Problem:
Using the listing below, set down each line from the line containing "Give me the TikZ source for this diagram." through the line containing "(srvt) at (495,63)", both ends included, exactly and with nothing added.

Data supplied:
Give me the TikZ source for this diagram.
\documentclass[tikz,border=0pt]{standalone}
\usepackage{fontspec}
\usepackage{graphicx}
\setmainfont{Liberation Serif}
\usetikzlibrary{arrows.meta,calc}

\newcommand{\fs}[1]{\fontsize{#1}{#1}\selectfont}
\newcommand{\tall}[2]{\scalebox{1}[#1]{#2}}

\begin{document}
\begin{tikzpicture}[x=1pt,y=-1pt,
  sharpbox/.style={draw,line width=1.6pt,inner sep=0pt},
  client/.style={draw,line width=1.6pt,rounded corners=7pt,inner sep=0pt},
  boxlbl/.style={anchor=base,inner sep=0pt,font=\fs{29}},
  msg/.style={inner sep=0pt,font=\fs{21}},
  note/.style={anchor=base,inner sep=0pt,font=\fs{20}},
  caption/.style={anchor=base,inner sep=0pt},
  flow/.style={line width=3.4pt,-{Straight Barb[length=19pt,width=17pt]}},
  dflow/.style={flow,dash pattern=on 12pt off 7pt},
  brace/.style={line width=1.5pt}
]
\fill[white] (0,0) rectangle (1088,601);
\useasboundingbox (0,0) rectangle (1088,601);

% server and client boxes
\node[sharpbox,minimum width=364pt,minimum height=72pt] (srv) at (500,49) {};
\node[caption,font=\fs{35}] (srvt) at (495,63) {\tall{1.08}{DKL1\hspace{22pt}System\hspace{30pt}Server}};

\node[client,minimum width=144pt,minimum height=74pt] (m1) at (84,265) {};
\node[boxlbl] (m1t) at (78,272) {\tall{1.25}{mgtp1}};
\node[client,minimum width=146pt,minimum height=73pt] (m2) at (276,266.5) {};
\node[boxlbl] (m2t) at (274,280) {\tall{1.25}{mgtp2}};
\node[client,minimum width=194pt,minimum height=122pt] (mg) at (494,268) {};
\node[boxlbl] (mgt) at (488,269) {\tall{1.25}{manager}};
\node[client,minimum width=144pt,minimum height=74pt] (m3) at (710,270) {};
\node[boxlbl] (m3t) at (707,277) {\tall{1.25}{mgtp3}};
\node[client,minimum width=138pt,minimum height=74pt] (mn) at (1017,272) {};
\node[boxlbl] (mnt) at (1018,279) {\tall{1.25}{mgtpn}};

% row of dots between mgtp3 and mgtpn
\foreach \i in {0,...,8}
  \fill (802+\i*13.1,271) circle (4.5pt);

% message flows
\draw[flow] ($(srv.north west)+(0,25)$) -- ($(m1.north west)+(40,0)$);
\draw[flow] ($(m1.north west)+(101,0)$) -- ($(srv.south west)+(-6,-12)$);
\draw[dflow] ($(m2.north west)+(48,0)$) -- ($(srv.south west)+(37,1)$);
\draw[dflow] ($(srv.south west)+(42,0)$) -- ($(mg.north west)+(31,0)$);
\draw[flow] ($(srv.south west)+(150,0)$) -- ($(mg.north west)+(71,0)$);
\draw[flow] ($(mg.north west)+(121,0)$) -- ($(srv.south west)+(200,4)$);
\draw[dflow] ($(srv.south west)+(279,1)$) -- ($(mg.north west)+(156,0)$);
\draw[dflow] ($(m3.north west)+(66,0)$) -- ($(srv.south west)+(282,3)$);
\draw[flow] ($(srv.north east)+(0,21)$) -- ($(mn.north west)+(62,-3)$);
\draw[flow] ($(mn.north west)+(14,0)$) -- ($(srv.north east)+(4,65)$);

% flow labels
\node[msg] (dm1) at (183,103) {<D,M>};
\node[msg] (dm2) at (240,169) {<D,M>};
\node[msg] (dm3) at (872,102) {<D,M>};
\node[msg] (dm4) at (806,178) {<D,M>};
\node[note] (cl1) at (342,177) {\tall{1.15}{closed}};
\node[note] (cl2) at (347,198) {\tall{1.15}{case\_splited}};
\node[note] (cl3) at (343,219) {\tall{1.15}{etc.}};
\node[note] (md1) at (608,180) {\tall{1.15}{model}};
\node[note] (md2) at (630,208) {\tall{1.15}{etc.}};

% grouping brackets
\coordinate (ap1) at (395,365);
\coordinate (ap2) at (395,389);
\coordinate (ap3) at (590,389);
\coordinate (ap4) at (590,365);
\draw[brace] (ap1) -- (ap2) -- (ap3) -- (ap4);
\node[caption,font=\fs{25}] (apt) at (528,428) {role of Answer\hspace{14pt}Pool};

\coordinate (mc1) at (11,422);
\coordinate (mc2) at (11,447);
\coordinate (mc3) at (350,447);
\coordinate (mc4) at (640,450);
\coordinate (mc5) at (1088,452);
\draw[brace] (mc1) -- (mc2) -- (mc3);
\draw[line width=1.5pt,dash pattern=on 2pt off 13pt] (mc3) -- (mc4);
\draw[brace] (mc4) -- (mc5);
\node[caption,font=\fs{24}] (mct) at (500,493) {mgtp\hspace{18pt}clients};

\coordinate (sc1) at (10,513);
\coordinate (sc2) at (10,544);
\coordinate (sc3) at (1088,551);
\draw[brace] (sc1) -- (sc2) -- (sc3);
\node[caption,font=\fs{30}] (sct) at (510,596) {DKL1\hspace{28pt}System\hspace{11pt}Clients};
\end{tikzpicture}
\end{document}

--

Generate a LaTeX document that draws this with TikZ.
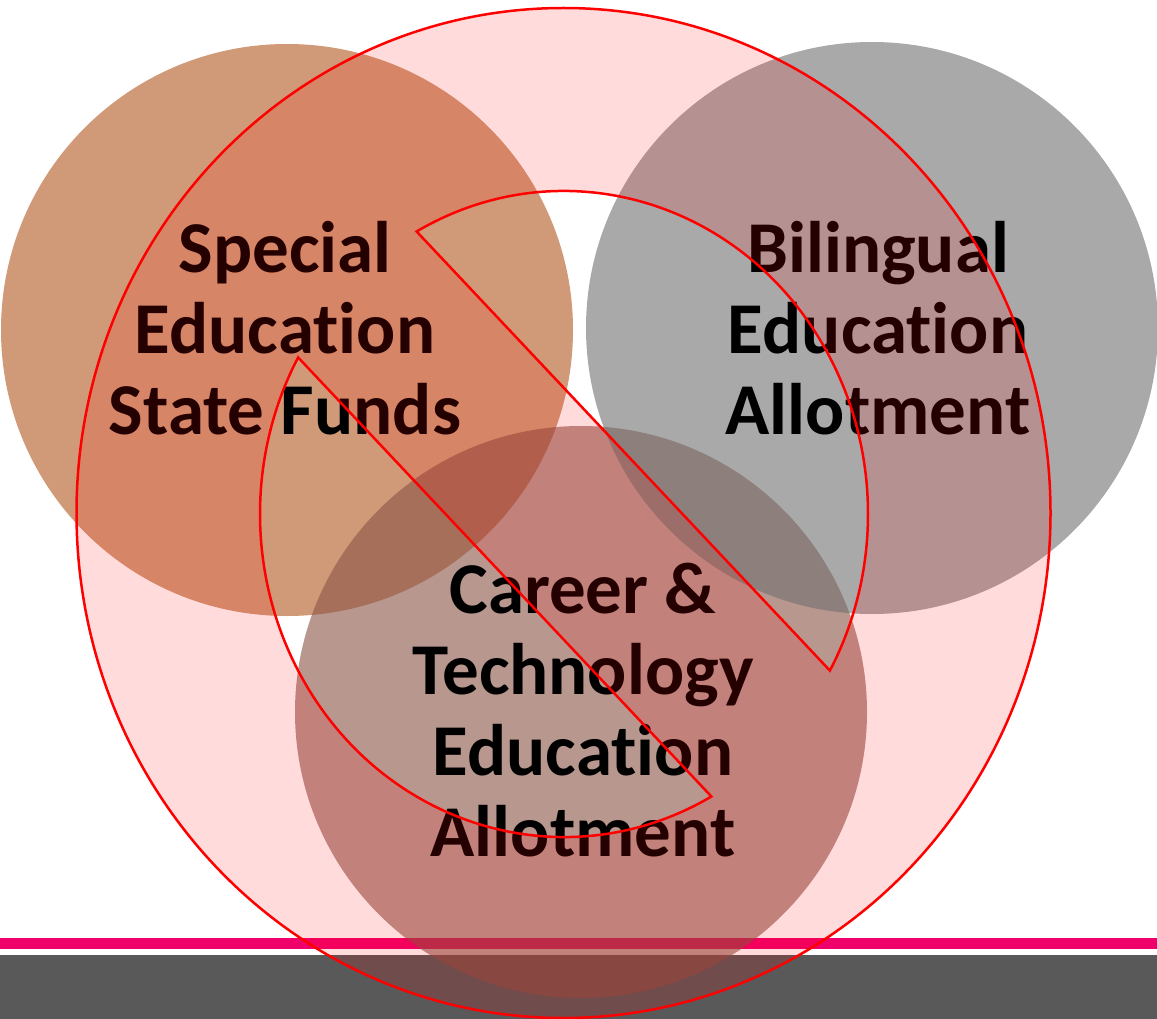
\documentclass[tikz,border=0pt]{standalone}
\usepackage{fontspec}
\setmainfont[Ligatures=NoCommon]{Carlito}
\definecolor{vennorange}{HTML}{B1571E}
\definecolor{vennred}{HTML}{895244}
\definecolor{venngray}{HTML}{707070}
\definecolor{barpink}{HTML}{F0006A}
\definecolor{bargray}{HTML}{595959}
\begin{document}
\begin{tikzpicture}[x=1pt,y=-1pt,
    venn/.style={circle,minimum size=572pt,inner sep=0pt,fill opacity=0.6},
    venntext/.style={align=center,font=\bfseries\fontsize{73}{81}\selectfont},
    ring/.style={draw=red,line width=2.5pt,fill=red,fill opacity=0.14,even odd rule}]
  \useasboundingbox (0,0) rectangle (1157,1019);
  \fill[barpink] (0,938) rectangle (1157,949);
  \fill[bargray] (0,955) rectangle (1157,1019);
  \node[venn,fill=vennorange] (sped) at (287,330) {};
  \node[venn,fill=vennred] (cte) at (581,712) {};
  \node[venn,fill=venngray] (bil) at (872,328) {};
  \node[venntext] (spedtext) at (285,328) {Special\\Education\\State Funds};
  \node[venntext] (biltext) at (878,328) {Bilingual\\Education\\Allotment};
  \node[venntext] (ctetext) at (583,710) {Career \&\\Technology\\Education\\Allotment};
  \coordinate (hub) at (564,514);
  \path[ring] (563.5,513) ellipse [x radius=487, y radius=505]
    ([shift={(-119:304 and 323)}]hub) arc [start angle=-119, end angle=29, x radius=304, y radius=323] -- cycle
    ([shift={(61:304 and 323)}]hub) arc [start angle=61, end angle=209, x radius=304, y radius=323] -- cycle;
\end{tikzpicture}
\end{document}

Completed task:
Give me the TikZ source for this diagram.
\documentclass[tikz,border=0pt]{standalone}
\usepackage{fontspec}
\usepackage{graphicx}
\setmainfont{Liberation Serif}
\usetikzlibrary{arrows.meta,calc}

\newcommand{\fs}[1]{\fontsize{#1}{#1}\selectfont}
\newcommand{\tall}[2]{\scalebox{1}[#1]{#2}}

\begin{document}
\begin{tikzpicture}[x=1pt,y=-1pt,
  sharpbox/.style={draw,line width=1.6pt,inner sep=0pt},
  client/.style={draw,line width=1.6pt,rounded corners=7pt,inner sep=0pt},
  boxlbl/.style={anchor=base,inner sep=0pt,font=\fs{29}},
  msg/.style={inner sep=0pt,font=\fs{21}},
  note/.style={anchor=base,inner sep=0pt,font=\fs{20}},
  caption/.style={anchor=base,inner sep=0pt},
  flow/.style={line width=3.4pt,-{Straight Barb[length=19pt,width=17pt]}},
  dflow/.style={flow,dash pattern=on 12pt off 7pt},
  brace/.style={line width=1.5pt}
]
\fill[white] (0,0) rectangle (1088,601);
\useasboundingbox (0,0) rectangle (1088,601);

% server and client boxes
\node[sharpbox,minimum width=364pt,minimum height=72pt] (srv) at (500,49) {};
\node[caption,font=\fs{35}] (srvt) at (495,63) {\tall{1.08}{DKL1\hspace{22pt}System\hspace{30pt}Server}};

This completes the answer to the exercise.